>> begin Supplied data

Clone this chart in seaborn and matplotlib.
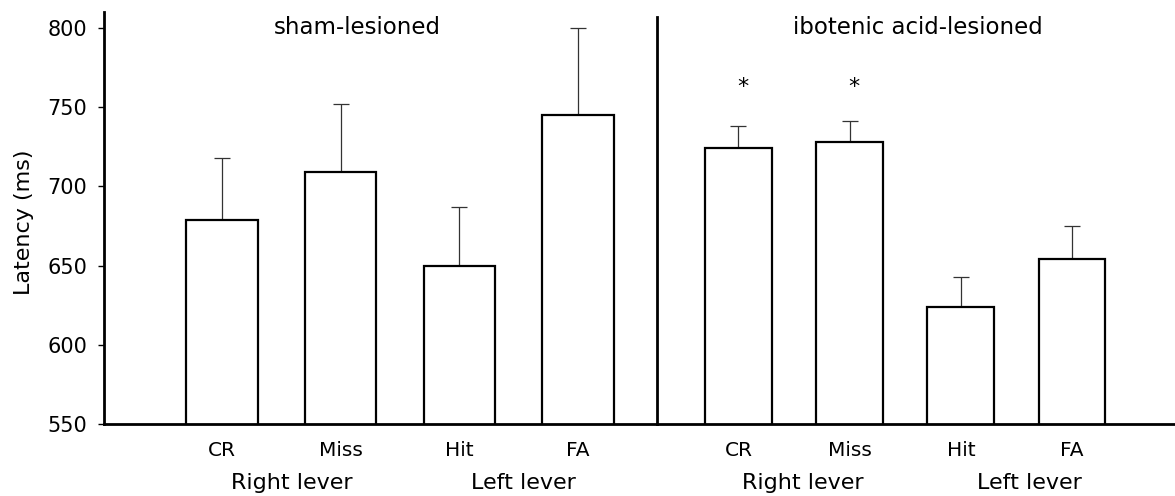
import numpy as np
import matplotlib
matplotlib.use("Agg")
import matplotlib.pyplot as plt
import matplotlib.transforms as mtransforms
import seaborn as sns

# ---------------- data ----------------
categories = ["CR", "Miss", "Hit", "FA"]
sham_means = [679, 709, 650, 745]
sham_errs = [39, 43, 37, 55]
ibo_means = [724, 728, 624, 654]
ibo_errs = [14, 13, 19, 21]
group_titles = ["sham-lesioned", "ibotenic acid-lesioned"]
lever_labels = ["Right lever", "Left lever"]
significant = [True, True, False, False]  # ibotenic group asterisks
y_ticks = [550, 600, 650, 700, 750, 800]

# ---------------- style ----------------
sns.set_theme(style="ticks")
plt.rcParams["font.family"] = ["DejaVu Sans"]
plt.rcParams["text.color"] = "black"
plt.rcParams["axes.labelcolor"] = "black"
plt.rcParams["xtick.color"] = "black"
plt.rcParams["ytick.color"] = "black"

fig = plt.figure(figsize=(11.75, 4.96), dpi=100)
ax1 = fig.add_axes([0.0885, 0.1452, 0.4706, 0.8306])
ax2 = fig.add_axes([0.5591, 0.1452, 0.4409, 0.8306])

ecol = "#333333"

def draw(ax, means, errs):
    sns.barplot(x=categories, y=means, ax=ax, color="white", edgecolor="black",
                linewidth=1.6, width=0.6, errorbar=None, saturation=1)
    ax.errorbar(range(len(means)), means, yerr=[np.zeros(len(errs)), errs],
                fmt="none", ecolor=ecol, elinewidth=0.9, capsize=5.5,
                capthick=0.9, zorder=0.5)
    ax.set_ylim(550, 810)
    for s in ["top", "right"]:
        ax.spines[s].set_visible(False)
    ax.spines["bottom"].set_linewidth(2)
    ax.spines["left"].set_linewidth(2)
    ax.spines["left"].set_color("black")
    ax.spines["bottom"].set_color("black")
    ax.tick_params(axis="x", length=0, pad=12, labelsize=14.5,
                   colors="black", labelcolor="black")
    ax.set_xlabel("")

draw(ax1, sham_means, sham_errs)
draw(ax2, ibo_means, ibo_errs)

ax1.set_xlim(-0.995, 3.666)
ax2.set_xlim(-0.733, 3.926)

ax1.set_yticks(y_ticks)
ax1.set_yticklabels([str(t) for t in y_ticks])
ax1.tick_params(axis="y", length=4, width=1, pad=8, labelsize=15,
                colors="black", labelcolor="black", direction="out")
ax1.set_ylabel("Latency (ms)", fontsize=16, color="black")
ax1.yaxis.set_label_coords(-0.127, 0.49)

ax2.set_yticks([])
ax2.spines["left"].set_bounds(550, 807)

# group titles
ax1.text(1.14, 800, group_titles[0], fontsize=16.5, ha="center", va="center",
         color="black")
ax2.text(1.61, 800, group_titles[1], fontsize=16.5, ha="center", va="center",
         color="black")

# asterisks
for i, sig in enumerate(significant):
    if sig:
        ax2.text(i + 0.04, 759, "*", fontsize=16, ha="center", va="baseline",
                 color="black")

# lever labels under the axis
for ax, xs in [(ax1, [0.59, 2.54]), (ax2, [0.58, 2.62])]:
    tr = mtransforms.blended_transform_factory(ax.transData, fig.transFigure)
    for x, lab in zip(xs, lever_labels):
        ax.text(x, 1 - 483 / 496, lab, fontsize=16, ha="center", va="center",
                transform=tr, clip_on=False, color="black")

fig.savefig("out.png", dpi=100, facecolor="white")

>> end Supplied data
>> begin Supplied data

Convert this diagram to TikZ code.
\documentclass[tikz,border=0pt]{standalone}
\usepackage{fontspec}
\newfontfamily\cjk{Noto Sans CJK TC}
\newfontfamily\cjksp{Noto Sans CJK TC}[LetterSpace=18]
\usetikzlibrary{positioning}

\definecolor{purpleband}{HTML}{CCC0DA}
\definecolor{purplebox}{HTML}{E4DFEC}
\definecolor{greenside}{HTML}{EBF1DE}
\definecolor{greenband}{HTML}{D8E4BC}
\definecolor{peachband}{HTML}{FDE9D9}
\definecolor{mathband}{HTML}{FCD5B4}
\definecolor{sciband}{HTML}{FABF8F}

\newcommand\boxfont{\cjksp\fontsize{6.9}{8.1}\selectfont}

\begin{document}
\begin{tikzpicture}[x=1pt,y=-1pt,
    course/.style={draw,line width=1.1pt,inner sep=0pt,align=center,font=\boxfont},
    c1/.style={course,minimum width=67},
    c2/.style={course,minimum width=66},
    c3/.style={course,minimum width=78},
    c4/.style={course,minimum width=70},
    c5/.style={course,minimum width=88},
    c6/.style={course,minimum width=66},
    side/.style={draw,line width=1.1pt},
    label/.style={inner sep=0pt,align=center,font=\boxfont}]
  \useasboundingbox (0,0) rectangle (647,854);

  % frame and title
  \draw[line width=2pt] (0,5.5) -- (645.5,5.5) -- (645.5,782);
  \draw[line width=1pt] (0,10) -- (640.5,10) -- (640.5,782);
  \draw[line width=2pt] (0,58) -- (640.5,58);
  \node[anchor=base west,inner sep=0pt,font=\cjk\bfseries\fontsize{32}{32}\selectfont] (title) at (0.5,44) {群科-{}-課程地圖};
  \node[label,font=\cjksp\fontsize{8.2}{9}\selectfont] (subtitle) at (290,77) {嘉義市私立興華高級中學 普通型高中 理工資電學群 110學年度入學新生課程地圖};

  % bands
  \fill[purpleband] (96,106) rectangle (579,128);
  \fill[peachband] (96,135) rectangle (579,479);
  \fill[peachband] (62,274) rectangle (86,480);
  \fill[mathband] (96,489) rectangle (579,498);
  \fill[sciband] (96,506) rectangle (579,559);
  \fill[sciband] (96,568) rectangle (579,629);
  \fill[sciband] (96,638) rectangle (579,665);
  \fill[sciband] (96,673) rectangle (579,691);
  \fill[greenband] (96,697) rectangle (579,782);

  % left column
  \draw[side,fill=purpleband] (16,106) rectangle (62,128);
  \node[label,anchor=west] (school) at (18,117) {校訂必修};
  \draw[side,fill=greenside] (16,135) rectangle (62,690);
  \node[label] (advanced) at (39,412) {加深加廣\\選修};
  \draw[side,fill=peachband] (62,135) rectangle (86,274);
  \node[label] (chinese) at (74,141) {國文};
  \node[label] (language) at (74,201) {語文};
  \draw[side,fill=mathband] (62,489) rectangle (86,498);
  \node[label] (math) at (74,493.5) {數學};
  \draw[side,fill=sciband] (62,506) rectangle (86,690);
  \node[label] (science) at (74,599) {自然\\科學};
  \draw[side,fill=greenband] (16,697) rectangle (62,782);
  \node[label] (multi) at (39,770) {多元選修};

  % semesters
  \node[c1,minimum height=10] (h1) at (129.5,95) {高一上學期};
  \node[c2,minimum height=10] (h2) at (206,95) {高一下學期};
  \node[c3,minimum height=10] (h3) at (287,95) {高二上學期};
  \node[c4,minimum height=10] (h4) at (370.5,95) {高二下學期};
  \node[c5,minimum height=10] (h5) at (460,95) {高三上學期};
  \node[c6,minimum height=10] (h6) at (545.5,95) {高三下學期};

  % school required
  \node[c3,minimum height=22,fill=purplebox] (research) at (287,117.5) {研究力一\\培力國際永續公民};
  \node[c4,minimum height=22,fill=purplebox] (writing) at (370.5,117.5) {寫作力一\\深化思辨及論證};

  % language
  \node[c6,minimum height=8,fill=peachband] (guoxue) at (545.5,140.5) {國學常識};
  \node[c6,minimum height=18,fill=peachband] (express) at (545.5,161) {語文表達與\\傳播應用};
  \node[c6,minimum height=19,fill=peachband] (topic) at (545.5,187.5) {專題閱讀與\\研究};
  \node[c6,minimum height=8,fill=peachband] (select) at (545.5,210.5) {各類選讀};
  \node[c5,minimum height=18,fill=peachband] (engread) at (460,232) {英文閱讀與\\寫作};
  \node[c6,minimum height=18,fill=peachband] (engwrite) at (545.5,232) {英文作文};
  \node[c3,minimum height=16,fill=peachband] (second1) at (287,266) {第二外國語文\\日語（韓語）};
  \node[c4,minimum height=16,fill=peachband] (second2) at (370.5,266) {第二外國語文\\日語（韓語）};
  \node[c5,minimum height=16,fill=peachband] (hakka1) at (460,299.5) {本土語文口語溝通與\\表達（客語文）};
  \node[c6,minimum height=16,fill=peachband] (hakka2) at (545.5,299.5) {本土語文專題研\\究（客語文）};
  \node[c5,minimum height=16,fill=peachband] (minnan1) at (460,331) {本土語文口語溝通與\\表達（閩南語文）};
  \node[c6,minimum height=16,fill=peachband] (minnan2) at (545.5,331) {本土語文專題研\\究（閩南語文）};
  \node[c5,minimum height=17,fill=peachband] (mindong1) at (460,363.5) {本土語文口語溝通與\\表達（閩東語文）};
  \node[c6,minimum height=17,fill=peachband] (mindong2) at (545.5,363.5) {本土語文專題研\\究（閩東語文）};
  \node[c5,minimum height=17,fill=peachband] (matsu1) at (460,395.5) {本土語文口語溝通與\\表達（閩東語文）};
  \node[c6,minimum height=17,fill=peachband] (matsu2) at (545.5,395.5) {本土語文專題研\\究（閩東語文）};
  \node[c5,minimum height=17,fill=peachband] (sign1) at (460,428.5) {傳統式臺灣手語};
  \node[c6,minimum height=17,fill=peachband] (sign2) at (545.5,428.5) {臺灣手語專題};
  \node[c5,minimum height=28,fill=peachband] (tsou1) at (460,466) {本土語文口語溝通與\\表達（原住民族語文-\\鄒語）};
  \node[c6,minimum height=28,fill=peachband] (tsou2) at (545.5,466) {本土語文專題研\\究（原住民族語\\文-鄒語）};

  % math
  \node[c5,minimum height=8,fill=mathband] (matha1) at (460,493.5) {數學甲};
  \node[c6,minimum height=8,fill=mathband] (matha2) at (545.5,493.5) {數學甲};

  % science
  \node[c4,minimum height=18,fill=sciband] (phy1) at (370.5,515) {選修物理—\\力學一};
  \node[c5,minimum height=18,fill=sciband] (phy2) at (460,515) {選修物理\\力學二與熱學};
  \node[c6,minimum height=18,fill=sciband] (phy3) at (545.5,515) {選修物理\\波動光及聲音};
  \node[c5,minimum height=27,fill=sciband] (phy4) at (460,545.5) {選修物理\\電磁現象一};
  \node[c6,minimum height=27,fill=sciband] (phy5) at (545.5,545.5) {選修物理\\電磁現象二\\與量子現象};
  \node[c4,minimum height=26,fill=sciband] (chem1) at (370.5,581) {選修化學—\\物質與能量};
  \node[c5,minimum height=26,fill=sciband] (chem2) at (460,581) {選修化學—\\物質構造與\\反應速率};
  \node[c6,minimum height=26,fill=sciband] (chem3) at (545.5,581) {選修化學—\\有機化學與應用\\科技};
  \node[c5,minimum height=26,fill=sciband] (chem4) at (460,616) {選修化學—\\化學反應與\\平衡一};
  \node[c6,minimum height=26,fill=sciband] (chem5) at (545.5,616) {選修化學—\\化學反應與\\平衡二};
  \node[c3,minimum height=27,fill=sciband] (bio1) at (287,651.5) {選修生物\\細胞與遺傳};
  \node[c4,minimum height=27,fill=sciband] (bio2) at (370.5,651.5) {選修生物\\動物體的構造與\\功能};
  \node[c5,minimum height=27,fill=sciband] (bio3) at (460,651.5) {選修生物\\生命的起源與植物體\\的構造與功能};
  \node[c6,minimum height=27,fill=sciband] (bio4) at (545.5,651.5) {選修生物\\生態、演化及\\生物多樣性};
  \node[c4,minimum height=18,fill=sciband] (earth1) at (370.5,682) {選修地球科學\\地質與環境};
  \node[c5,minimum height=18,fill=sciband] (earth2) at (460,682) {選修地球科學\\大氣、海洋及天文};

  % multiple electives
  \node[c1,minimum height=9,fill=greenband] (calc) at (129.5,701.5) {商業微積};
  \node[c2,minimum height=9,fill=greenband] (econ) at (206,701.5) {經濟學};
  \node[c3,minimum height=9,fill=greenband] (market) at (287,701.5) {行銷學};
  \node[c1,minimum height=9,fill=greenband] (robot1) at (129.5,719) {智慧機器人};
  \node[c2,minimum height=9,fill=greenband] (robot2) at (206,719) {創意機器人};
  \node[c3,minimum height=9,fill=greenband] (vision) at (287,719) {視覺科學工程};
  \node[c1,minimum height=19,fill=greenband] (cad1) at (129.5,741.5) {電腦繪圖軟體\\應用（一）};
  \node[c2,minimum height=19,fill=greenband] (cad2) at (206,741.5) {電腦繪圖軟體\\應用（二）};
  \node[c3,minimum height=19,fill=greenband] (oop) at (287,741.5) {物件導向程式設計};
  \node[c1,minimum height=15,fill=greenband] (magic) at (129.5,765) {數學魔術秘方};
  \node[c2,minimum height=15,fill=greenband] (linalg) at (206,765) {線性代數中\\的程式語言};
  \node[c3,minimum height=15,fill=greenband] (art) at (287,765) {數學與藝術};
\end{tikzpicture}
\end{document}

>> end Supplied data

→ Stated exercise: Repeat exactly the part that opens with the line containing "Clone this chart in seaborn and matplotlib." and closes with the line containing "y_ticks = [550, 600, 650, 700, 750, 800]". Include both end lines, and drop the pictures.

→ Written solution:
Clone this chart in seaborn and matplotlib.
import numpy as np
import matplotlib
matplotlib.use("Agg")
import matplotlib.pyplot as plt
import matplotlib.transforms as mtransforms
import seaborn as sns

# ---------------- data ----------------
categories = ["CR", "Miss", "Hit", "FA"]
sham_means = [679, 709, 650, 745]
sham_errs = [39, 43, 37, 55]
ibo_means = [724, 728, 624, 654]
ibo_errs = [14, 13, 19, 21]
group_titles = ["sham-lesioned", "ibotenic acid-lesioned"]
lever_labels = ["Right lever", "Left lever"]
significant = [True, True, False, False]  # ibotenic group asterisks
y_ticks = [550, 600, 650, 700, 750, 800]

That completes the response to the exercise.